## PROBLEM STATEMENT
Skip all pictures. Write out the data below from its first line through the line that contains "from matplotlib.ticker import MultipleLocator".

[start RECORDED INFORMATION]

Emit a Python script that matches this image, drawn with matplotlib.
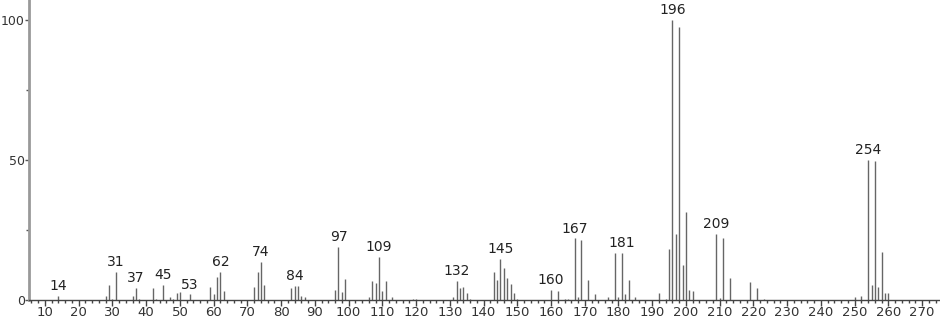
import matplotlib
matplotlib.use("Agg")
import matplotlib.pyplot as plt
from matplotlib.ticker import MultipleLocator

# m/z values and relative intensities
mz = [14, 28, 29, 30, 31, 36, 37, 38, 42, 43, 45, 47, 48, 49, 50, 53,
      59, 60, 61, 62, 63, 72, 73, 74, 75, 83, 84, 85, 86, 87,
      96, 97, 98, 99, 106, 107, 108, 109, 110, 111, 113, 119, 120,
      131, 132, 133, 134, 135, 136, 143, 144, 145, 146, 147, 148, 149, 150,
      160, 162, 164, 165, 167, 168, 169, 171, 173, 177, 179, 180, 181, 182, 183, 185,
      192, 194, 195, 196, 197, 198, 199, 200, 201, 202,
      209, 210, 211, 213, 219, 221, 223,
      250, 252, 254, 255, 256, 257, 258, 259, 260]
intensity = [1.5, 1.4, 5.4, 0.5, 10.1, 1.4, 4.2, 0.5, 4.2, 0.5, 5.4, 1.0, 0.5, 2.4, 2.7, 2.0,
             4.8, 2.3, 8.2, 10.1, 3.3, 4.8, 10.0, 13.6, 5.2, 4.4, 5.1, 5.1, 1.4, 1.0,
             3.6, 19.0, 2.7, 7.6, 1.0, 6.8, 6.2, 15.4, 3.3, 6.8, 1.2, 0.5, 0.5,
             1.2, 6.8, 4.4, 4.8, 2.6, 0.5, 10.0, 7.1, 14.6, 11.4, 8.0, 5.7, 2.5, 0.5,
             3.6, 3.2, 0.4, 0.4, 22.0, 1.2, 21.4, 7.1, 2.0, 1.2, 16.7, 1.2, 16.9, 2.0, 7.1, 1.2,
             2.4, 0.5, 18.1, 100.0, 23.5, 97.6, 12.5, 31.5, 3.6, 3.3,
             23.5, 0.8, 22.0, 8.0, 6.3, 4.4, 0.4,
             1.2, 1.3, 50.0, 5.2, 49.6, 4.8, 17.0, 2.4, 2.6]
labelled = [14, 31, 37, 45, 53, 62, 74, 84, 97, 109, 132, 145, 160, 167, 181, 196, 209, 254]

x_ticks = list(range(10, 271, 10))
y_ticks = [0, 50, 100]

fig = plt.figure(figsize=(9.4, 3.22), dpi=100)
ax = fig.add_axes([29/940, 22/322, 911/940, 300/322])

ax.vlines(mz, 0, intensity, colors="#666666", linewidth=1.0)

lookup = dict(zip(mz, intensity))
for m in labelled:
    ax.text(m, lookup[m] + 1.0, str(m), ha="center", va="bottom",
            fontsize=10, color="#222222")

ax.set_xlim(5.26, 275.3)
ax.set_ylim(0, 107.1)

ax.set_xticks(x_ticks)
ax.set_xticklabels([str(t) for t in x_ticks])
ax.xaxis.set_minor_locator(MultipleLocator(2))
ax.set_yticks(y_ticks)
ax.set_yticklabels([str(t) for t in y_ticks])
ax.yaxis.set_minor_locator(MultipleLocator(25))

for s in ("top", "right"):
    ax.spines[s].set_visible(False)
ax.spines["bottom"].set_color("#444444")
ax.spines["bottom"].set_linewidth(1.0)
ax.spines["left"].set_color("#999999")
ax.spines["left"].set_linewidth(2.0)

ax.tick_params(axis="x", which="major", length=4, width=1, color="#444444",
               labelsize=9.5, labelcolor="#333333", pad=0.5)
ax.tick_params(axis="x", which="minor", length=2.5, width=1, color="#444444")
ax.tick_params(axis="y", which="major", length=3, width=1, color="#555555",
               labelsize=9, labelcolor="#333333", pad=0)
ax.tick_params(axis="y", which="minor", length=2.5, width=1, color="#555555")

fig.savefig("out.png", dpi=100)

[end RECORDED INFORMATION]

## WORKED SOLUTION
Emit a Python script that matches this image, drawn with matplotlib.
import matplotlib
matplotlib.use("Agg")
import matplotlib.pyplot as plt
from matplotlib.ticker import MultipleLocator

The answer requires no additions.